**The request**
In this exercise, return the whole listing exactly, excluding any images.

**Recorded data**

^^^^

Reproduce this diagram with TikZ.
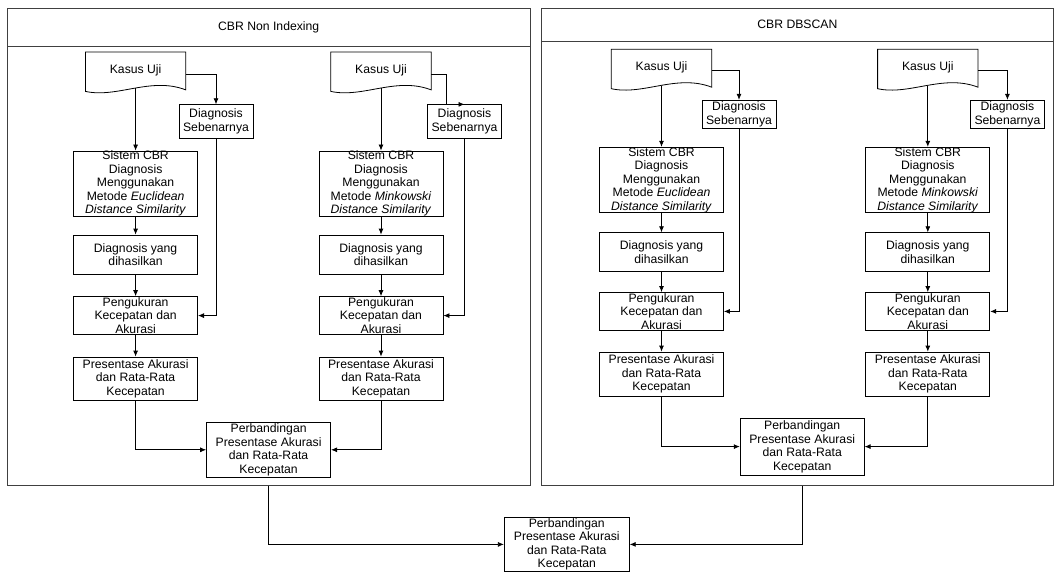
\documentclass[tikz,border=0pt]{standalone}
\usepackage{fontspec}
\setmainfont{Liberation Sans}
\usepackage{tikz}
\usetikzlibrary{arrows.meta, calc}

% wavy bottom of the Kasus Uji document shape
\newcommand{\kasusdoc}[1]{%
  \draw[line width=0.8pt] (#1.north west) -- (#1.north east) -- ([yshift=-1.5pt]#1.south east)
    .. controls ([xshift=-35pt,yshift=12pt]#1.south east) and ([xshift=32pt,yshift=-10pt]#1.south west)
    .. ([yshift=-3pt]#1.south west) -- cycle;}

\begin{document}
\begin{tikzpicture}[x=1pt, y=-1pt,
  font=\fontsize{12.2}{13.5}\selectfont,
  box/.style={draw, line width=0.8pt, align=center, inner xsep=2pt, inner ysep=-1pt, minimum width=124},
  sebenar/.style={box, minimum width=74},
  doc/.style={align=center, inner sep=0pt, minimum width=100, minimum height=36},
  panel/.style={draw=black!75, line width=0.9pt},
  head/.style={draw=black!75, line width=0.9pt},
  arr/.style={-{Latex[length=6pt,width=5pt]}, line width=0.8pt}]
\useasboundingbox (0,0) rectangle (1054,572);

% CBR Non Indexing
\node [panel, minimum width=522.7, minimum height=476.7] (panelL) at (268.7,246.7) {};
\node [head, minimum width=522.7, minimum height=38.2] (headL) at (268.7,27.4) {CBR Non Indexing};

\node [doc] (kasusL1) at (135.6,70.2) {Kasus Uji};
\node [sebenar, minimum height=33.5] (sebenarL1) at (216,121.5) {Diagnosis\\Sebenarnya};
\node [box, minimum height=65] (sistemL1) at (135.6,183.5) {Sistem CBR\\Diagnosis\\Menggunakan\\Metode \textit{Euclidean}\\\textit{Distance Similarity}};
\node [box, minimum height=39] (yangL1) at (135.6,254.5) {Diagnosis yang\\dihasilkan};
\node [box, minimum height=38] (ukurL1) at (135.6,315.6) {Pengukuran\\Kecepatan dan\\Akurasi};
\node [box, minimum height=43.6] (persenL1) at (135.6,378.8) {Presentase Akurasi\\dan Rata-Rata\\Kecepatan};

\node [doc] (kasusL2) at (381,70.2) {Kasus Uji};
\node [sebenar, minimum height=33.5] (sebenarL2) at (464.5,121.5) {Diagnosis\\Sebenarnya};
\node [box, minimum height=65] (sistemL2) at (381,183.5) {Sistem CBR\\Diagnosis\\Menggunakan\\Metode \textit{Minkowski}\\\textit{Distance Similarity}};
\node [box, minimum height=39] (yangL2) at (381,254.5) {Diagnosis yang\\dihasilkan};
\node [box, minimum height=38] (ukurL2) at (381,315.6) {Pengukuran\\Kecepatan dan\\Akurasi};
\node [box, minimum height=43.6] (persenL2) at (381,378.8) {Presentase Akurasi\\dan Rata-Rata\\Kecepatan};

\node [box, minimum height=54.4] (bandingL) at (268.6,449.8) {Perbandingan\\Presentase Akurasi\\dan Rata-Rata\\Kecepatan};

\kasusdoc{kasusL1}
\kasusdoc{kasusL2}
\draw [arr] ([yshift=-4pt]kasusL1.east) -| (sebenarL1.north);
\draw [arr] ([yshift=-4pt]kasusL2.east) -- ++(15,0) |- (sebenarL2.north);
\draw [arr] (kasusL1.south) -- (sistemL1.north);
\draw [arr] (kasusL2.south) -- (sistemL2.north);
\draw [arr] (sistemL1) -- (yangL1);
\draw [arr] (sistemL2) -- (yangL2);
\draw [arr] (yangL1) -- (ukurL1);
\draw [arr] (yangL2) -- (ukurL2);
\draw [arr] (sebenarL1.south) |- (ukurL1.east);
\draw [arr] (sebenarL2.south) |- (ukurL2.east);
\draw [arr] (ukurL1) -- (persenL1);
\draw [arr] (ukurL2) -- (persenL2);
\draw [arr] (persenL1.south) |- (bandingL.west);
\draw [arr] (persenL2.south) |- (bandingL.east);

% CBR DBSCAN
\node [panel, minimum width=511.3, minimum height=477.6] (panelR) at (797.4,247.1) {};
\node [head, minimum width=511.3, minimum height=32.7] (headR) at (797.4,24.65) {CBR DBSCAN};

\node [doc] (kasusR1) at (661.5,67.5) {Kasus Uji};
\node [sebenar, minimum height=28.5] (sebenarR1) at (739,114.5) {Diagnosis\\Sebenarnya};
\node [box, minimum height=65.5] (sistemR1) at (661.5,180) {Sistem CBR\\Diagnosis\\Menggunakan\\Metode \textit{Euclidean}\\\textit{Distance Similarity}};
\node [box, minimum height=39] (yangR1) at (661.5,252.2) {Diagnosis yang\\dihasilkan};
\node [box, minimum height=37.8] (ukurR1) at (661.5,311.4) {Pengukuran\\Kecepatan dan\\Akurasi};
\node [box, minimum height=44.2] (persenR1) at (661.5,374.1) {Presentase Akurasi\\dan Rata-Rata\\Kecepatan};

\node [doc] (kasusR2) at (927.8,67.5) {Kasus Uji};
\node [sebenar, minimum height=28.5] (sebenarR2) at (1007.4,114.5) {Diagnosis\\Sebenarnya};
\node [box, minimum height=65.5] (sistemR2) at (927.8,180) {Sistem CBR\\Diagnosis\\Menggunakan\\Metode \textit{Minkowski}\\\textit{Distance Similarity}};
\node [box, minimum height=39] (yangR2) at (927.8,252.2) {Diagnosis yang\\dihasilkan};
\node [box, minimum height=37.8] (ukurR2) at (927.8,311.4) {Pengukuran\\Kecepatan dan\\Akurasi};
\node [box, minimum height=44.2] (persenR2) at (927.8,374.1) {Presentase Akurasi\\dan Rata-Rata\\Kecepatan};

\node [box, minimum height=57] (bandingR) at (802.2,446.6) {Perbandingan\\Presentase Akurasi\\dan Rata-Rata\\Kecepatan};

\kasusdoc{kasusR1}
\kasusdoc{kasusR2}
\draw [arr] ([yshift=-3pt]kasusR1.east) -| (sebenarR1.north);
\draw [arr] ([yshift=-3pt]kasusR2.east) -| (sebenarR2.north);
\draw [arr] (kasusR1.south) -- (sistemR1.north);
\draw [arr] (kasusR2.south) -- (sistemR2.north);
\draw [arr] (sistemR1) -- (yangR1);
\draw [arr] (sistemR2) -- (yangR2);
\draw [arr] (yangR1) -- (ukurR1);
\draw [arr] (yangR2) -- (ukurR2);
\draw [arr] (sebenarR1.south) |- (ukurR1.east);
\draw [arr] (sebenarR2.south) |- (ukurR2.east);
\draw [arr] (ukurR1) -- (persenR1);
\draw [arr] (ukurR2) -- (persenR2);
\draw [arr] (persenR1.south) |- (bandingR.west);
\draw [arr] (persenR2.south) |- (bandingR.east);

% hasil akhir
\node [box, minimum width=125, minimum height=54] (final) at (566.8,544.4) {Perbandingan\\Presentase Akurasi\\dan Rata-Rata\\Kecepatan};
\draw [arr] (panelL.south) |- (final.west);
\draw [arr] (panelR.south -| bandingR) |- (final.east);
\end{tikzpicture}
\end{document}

^^^^

**Final result**
Reproduce this diagram with TikZ.
\documentclass[tikz,border=0pt]{standalone}
\usepackage{fontspec}
\setmainfont{Liberation Sans}
\usepackage{tikz}
\usetikzlibrary{arrows.meta, calc}

% wavy bottom of the Kasus Uji document shape
\newcommand{\kasusdoc}[1]{%
  \draw[line width=0.8pt] (#1.north west) -- (#1.north east) -- ([yshift=-1.5pt]#1.south east)
    .. controls ([xshift=-35pt,yshift=12pt]#1.south east) and ([xshift=32pt,yshift=-10pt]#1.south west)
    .. ([yshift=-3pt]#1.south west) -- cycle;}

\begin{document}
\begin{tikzpicture}[x=1pt, y=-1pt,
  font=\fontsize{12.2}{13.5}\selectfont,
  box/.style={draw, line width=0.8pt, align=center, inner xsep=2pt, inner ysep=-1pt, minimum width=124},
  sebenar/.style={box, minimum width=74},
  doc/.style={align=center, inner sep=0pt, minimum width=100, minimum height=36},
  panel/.style={draw=black!75, line width=0.9pt},
  head/.style={draw=black!75, line width=0.9pt},
  arr/.style={-{Latex[length=6pt,width=5pt]}, line width=0.8pt}]
\useasboundingbox (0,0) rectangle (1054,572);

% CBR Non Indexing
\node [panel, minimum width=522.7, minimum height=476.7] (panelL) at (268.7,246.7) {};
\node [head, minimum width=522.7, minimum height=38.2] (headL) at (268.7,27.4) {CBR Non Indexing};

\node [doc] (kasusL1) at (135.6,70.2) {Kasus Uji};
\node [sebenar, minimum height=33.5] (sebenarL1) at (216,121.5) {Diagnosis\\Sebenarnya};
\node [box, minimum height=65] (sistemL1) at (135.6,183.5) {Sistem CBR\\Diagnosis\\Menggunakan\\Metode \textit{Euclidean}\\\textit{Distance Similarity}};
\node [box, minimum height=39] (yangL1) at (135.6,254.5) {Diagnosis yang\\dihasilkan};
\node [box, minimum height=38] (ukurL1) at (135.6,315.6) {Pengukuran\\Kecepatan dan\\Akurasi};
\node [box, minimum height=43.6] (persenL1) at (135.6,378.8) {Presentase Akurasi\\dan Rata-Rata\\Kecepatan};

\node [doc] (kasusL2) at (381,70.2) {Kasus Uji};
\node [sebenar, minimum height=33.5] (sebenarL2) at (464.5,121.5) {Diagnosis\\Sebenarnya};
\node [box, minimum height=65] (sistemL2) at (381,183.5) {Sistem CBR\\Diagnosis\\Menggunakan\\Metode \textit{Minkowski}\\\textit{Distance Similarity}};
\node [box, minimum height=39] (yangL2) at (381,254.5) {Diagnosis yang\\dihasilkan};
\node [box, minimum height=38] (ukurL2) at (381,315.6) {Pengukuran\\Kecepatan dan\\Akurasi};
\node [box, minimum height=43.6] (persenL2) at (381,378.8) {Presentase Akurasi\\dan Rata-Rata\\Kecepatan};

\node [box, minimum height=54.4] (bandingL) at (268.6,449.8) {Perbandingan\\Presentase Akurasi\\dan Rata-Rata\\Kecepatan};

\kasusdoc{kasusL1}
\kasusdoc{kasusL2}
\draw [arr] ([yshift=-4pt]kasusL1.east) -| (sebenarL1.north);
\draw [arr] ([yshift=-4pt]kasusL2.east) -- ++(15,0) |- (sebenarL2.north);
\draw [arr] (kasusL1.south) -- (sistemL1.north);
\draw [arr] (kasusL2.south) -- (sistemL2.north);
\draw [arr] (sistemL1) -- (yangL1);
\draw [arr] (sistemL2) -- (yangL2);
\draw [arr] (yangL1) -- (ukurL1);
\draw [arr] (yangL2) -- (ukurL2);
\draw [arr] (sebenarL1.south) |- (ukurL1.east);
\draw [arr] (sebenarL2.south) |- (ukurL2.east);
\draw [arr] (ukurL1) -- (persenL1);
\draw [arr] (ukurL2) -- (persenL2);
\draw [arr] (persenL1.south) |- (bandingL.west);
\draw [arr] (persenL2.south) |- (bandingL.east);

% CBR DBSCAN
\node [panel, minimum width=511.3, minimum height=477.6] (panelR) at (797.4,247.1) {};
\node [head, minimum width=511.3, minimum height=32.7] (headR) at (797.4,24.65) {CBR DBSCAN};

\node [doc] (kasusR1) at (661.5,67.5) {Kasus Uji};
\node [sebenar, minimum height=28.5] (sebenarR1) at (739,114.5) {Diagnosis\\Sebenarnya};
\node [box, minimum height=65.5] (sistemR1) at (661.5,180) {Sistem CBR\\Diagnosis\\Menggunakan\\Metode \textit{Euclidean}\\\textit{Distance Similarity}};
\node [box, minimum height=39] (yangR1) at (661.5,252.2) {Diagnosis yang\\dihasilkan};
\node [box, minimum height=37.8] (ukurR1) at (661.5,311.4) {Pengukuran\\Kecepatan dan\\Akurasi};
\node [box, minimum height=44.2] (persenR1) at (661.5,374.1) {Presentase Akurasi\\dan Rata-Rata\\Kecepatan};

\node [doc] (kasusR2) at (927.8,67.5) {Kasus Uji};
\node [sebenar, minimum height=28.5] (sebenarR2) at (1007.4,114.5) {Diagnosis\\Sebenarnya};
\node [box, minimum height=65.5] (sistemR2) at (927.8,180) {Sistem CBR\\Diagnosis\\Menggunakan\\Metode \textit{Minkowski}\\\textit{Distance Similarity}};
\node [box, minimum height=39] (yangR2) at (927.8,252.2) {Diagnosis yang\\dihasilkan};
\node [box, minimum height=37.8] (ukurR2) at (927.8,311.4) {Pengukuran\\Kecepatan dan\\Akurasi};
\node [box, minimum height=44.2] (persenR2) at (927.8,374.1) {Presentase Akurasi\\dan Rata-Rata\\Kecepatan};

\node [box, minimum height=57] (bandingR) at (802.2,446.6) {Perbandingan\\Presentase Akurasi\\dan Rata-Rata\\Kecepatan};

\kasusdoc{kasusR1}
\kasusdoc{kasusR2}
\draw [arr] ([yshift=-3pt]kasusR1.east) -| (sebenarR1.north);
\draw [arr] ([yshift=-3pt]kasusR2.east) -| (sebenarR2.north);
\draw [arr] (kasusR1.south) -- (sistemR1.north);
\draw [arr] (kasusR2.south) -- (sistemR2.north);
\draw [arr] (sistemR1) -- (yangR1);
\draw [arr] (sistemR2) -- (yangR2);
\draw [arr] (yangR1) -- (ukurR1);
\draw [arr] (yangR2) -- (ukurR2);
\draw [arr] (sebenarR1.south) |- (ukurR1.east);
\draw [arr] (sebenarR2.south) |- (ukurR2.east);
\draw [arr] (ukurR1) -- (persenR1);
\draw [arr] (ukurR2) -- (persenR2);
\draw [arr] (persenR1.south) |- (bandingR.west);
\draw [arr] (persenR2.south) |- (bandingR.east);

% hasil akhir
\node [box, minimum width=125, minimum height=54] (final) at (566.8,544.4) {Perbandingan\\Presentase Akurasi\\dan Rata-Rata\\Kecepatan};
\draw [arr] (panelL.south) |- (final.west);
\draw [arr] (panelR.south -| bandingR) |- (final.east);
\end{tikzpicture}
\end{document}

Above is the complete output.